If you find a bug, please open an issue on GitHub with:
- A clear, descriptive title
- Steps to reproduce the bug
- Expected behavior vs. actual behavior
- Your environment (Python version, OS, Docker version if applicable)
- Relevant log output or error messages
Feature requests are welcome! Please open an issue with:
- A clear description of the feature
- The use case / research scenario it addresses
- Any implementation ideas you have
-
Fork the repository and create your branch from
master -
Set up your development environment:
git clone https://github.com/YOUR_USERNAME/mwi.git cd mwi python -m venv venv source venv/bin/activate # or venv\Scripts\activate on Windows pip install -r requirements.txt pip install -r requirements-dev.txt # if available
-
Make your changes following the code style guidelines below
-
Write or update tests for your changes:
make test # or PYTHONPATH=. pytest tests/ -v
-
Run code quality checks:
flake8 mwi/ mypy mwi/
-
Commit your changes with a clear commit message:
Add feature X for research scenario Y - Detailed description of changes - Any breaking changes noted -
Push and open a Pull Request against the
masterbranch
- Follow PEP 8 conventions
- Use meaningful variable and function names
- Maximum line length: 120 characters
- Use type hints where practical
- Document public functions and classes with docstrings
- Update README.md if adding new features or changing CLI commands
- Write tests for new functionality
- Ensure existing tests pass before submitting PR
- Target >85% code coverage for new code
- Use pytest fixtures from
tests/conftest.py
# Clone and install
git clone https://github.com/MyWebIntelligence/mwi.git
cd mwi
python -m venv venv
source venv/bin/activate
pip install -r requirements.txt
# Initialize database
python mywi.py db setup
# Run tests
make test# For Mercury Parser (content extraction)
npm install -g @postlight/mercury-parser
# For Playwright (dynamic media extraction)
python install_playwright.py
# For ML features (embeddings, NLI)
pip install -r requirements-ml.txt# Build and run
docker compose up -d --build
# Execute commands
docker compose exec mwi python mywi.py land list
# View logs
docker compose logs -f mwimwi/
├── cli.py # Command-line interface
├── controller.py # Business logic controllers
├── core.py # Core algorithms
├── model.py # Database schema (Peewee ORM)

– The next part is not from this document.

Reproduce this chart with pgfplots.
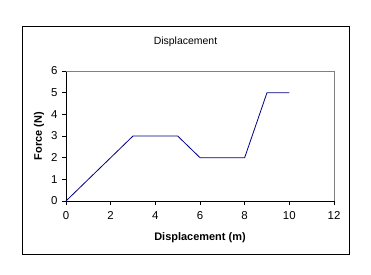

├── export.py # Export functionality
└── ... # Other modules
tests/
├── conftest.py # Shared fixtures
├── fixtures/ # Test data
└── test_*.py # Test files
- Open an issue for questions about contributing
- Check existing issues and discussions first
- For research methodology questions, see the JOSS paper
By contributing, you agree that your contributions will be licensed under the MIT License.